When people see me they say, "...have you been on a diet?" I just say "...yeah", and leave it at that.


I'm tired....more later.



Stay Tuned.



"Dinner at Eight"


I have a story about Malnutrition...yeah for real adventures on the edge of actual starvation. I'm still recovering ya know. Which is why I'm so bleeping weak, and confused.

I kept it secret like I kept being Houseless near 10 years back. I had a bit of a problem with Social services they accidently cut off my food supplement, and wouldn't turn it back on till I got a pro-bono lawyer to force them to.

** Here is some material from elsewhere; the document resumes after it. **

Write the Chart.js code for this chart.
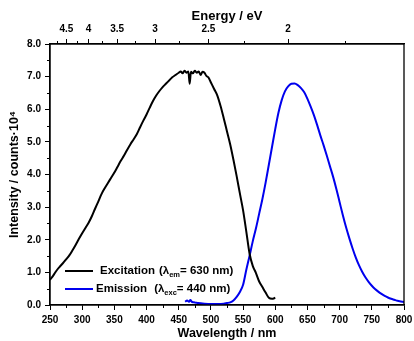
<!DOCTYPE html>
<html>
<head>
<meta charset="utf-8">
<script src="https://cdn.jsdelivr.net/npm/chart.js@4/dist/chart.umd.min.js"></script>
<style>
  html, body { margin: 0; padding: 0; background: #fff; }
  #c { display: block; }
</style>
</head>
<body>
<canvas id="c" width="414" height="341"></canvas>
<script>
// Excitation spectrum (monitored at 630 nm)
const excWavelength = [250,255,260,265,270,275,280,285,290,295,300,305,310,315,320,325,330,335,340,345,350,355,360,365,370,375,380,385,390,395,400,405,410,415,420,425,430,435,440,445,450,453,456,459,462,465,467,469,472,475,478,481,484,487,490,493,496,500,505,510,515,520,525,530,535,540,545,550,555,560,565,570,575,580,585,590,595,600];
const excIntensity = [0.77,0.90,1.05,1.17,1.28,1.40,1.52,1.68,1.85,2.03,2.20,2.36,2.52,2.72,2.95,3.17,3.40,3.58,3.74,3.90,4.06,4.24,4.42,4.58,4.76,4.93,5.08,5.24,5.45,5.65,5.84,6.05,6.25,6.42,6.56,6.68,6.78,6.88,6.98,7.05,7.12,7.16,7.10,7.18,7.12,7.16,6.78,7.15,7.10,7.18,7.12,7.16,7.05,7.15,7.12,7.02,6.98,6.82,6.62,6.42,6.10,5.72,5.32,4.92,4.45,3.95,3.42,2.90,2.25,1.58,1.20,0.98,0.72,0.55,0.38,0.22,0.19,0.22];

// Emission spectrum (excited at 440 nm)
const emWavelength = [460,463,466,468,471,475,480,490,500,510,520,525,530,535,540,545,550,555,560,565,570,575,580,585,590,595,600,605,610,615,620,625,630,635,640,645,650,655,660,665,670,675,680,685,690,695,700,705,710,715,720,725,730,735,740,745,750,755,760,765,770,775,780,785,790,795,800];
const emIntensity = [0.10,0.14,0.10,0.15,0.09,0.08,0.06,0.04,0.03,0.03,0.04,0.06,0.08,0.14,0.25,0.40,0.62,1.08,1.50,1.95,2.35,2.80,3.25,3.75,4.30,4.85,5.40,5.90,6.28,6.55,6.70,6.78,6.79,6.74,6.65,6.52,6.32,6.08,5.82,5.52,5.20,4.90,4.58,4.25,3.92,3.55,3.15,2.75,2.38,2.05,1.74,1.46,1.22,1.02,0.85,0.71,0.59,0.49,0.41,0.34,0.28,0.23,0.19,0.16,0.13,0.11,0.09];

// Photon energy axis (eV); wavelength in nm = 1240 / E
const energyMajor = [4.5, 4, 3.5, 3, 2.5, 2];
const energyMinor = [4.75, 4.25, 3.75, 3.25, 2.75, 2.25, 1.75];
const energyLabels = ['4.5', '4', '3.5', '3', '2.5', '2'];

const FONT = "'Liberation Sans', Arial, sans-serif";
const toPoints = (xs, ys) => xs.map((x, i) => ({ x, y: ys[i] }));

// Minor ticks, plot frame and the legend with subscripts
const decorations = {
  id: 'decorations',
  afterDraw(chart) {
    const { ctx, chartArea: a, scales } = chart;
    ctx.save();
    ctx.strokeStyle = '#000';
    ctx.lineWidth = 1;
    const minorLen = 3;
    ctx.beginPath();
    for (let w = 275; w < 800; w += 50) {
      const px = Math.round(scales.x.getPixelForValue(w)) + 0.5;
      ctx.moveTo(px, a.bottom); ctx.lineTo(px, a.bottom + minorLen);
    }
    for (let v = 0.5; v < 8; v += 1) {
      const py = Math.round(scales.y.getPixelForValue(v)) + 0.5;
      ctx.moveTo(a.left, py); ctx.lineTo(a.left - minorLen, py);
    }
    energyMinor.forEach(e => {
      const px = Math.round(scales.x2.getPixelForValue(1240 / e)) + 0.5;
      ctx.moveTo(px, a.top); ctx.lineTo(px, a.top - minorLen);
    });
    ctx.stroke();

    ctx.lineWidth = 1.3;
    ctx.strokeRect(a.left, a.top, a.right - a.left, a.bottom - a.top);

    // legend
    const entries = [
      { color: '#000', name: 'Excitation', sub: 'em', rest: '= 630 nm)', y: a.bottom - 34, gap: 7, paren: 4 },
      { color: '#0000ee', name: 'Emission', sub: 'exc', rest: '= 440 nm)', y: a.bottom - 16, gap: 3, paren: 7 }
    ];
    const x0 = a.left + 15;
    entries.forEach(en => {
      ctx.strokeStyle = en.color;
      ctx.lineWidth = 2;
      ctx.beginPath();
      ctx.moveTo(x0, en.y); ctx.lineTo(x0 + 28, en.y);
      ctx.stroke();
      ctx.fillStyle = '#000';
      ctx.textBaseline = 'middle';
      let x = x0 + 28 + en.gap;
      ctx.font = 'bold 11.5px ' + FONT;
      ctx.fillText(en.name, x, en.y);
      x += ctx.measureText(en.name).width + en.paren;
      ctx.fillText('(\u03bb', x, en.y);
      x += ctx.measureText('(\u03bb').width;
      ctx.font = 'bold 7.5px ' + FONT;
      ctx.fillText(en.sub, x, en.y + 4);
      x += ctx.measureText(en.sub).width;
      ctx.font = 'bold 11.5px ' + FONT;
      ctx.fillText(en.rest, x, en.y);
    });
    ctx.restore();
  }
};

const tickFont = { family: FONT, size: 10, weight: 'bold' };
const titleFont = { family: FONT, size: 12.5, weight: 'bold' };
const majorGrid = { drawOnChartArea: false, drawTicks: true, tickLength: 5, color: '#000', lineWidth: 1 };
const axisBorder = { display: true, color: '#000', width: 1.3 };

// fixed axis band sizes; edge labels may overhang into the margins
const fitHorizontal = h => s => { s.height = h; s.paddingLeft = 0; s.paddingRight = 0; };

new Chart(document.getElementById('c'), {
  type: 'line',
  data: {
    datasets: [
      {
        label: 'Excitation',
        data: toPoints(excWavelength, excIntensity),
        borderColor: '#000',
        borderWidth: 2,
        pointRadius: 0,
        cubicInterpolationMode: 'monotone',
        xAxisID: 'x', yAxisID: 'y'
      },
      {
        label: 'Emission',
        data: toPoints(emWavelength, emIntensity),
        borderColor: '#0000ee',
        borderWidth: 2,
        pointRadius: 0,
        cubicInterpolationMode: 'monotone',
        xAxisID: 'x', yAxisID: 'y'
      }
    ]
  },
  options: {
    responsive: false,
    devicePixelRatio: 1,
    animation: false,
    layout: { padding: { left: 0, right: 10, top: 0, bottom: 0 } },
    plugins: { legend: { display: false }, tooltip: { enabled: false } },
    scales: {
      x: {
        type: 'linear', position: 'bottom', min: 250, max: 800,
        afterFit: fitHorizontal(36),
        ticks: { stepSize: 50, font: tickFont, color: '#000', padding: 4, maxRotation: 0, autoSkip: false },
        grid: majorGrid, border: axisBorder,
        title: { display: true, text: 'Wavelength / nm', font: titleFont, color: '#000', padding: { top: 0, bottom: 0 } }
      },
      x2: {
        type: 'linear', position: 'top', min: 250, max: 800,
        afterFit: fitHorizontal(44),
        afterBuildTicks: s => { s.ticks = energyMajor.map(e => ({ value: 1240 / e })); },
        ticks: {
          font: tickFont, color: '#000', padding: 4, maxRotation: 0, autoSkip: false,
          callback: (v, i) => energyLabels[i]
        },
        grid: majorGrid, border: axisBorder,
        title: { display: true, text: 'Energy / eV', font: { family: FONT, size: 13, weight: 'bold' }, color: '#000', padding: { top: 9, bottom: 0 } }
      },
      y: {
        type: 'linear', position: 'left', min: 0, max: 8,
        afterFit: s => { s.width = 50; s.paddingTop = 0; s.paddingBottom = 0; },
        ticks: { stepSize: 1, font: tickFont, color: '#000', padding: 4, callback: v => v.toFixed(1) },
        grid: majorGrid, border: axisBorder,
        title: { display: true, text: 'Intensity / counts\u00b710\u2074', font: titleFont, color: '#000', padding: { top: 7, bottom: 0 } }
      }
    }
  },
  plugins: [decorations]
});
</script>
</body>
</html>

Seems it will take some months to recover. I thought just having a few good meals would do it...no dice. Symptoms continue. Pains headaches nausea the runs vertigo confusion weakness.

Swell huh.

Since march I've been selling my belongings books mostly to eat. I let go of all my equipment from decades in the radio biz as well...got pennies on the dollar...just fucking neat. I found that shops rip you off so I sold most of my books on the street outside of train stations.

Humiliating at first, but it was that or starve.

Turns out I was in the early stages of starvation...amazing that. 200,000+ folks suffer with this jazz in this richest of all nations. Mostly kids, and old folks. The rest don't know or care.

Well a few care.

You saw the pictures below in other posts from the Holy Apostles Church. They pointed me in the right direction for legal help. Why didn't I seek help when all this started months ago?

Because I'm fucking nuts okay?

Depression PTSD the works. I prefer to deal with shit on my own like when I told no one when I lost my house years ago. Gimme a break okay.

Anyway them lawyer gals were pissed as hell when they found out what I've been going through. Apparently this is pretty bad shit for even the Department of Old Farts so they're making a point of kicking butt.

Gee thank gals,...lunch is on me.

More later. I need to take a nap. Yeah like I sez below I need them these daze. What the heck.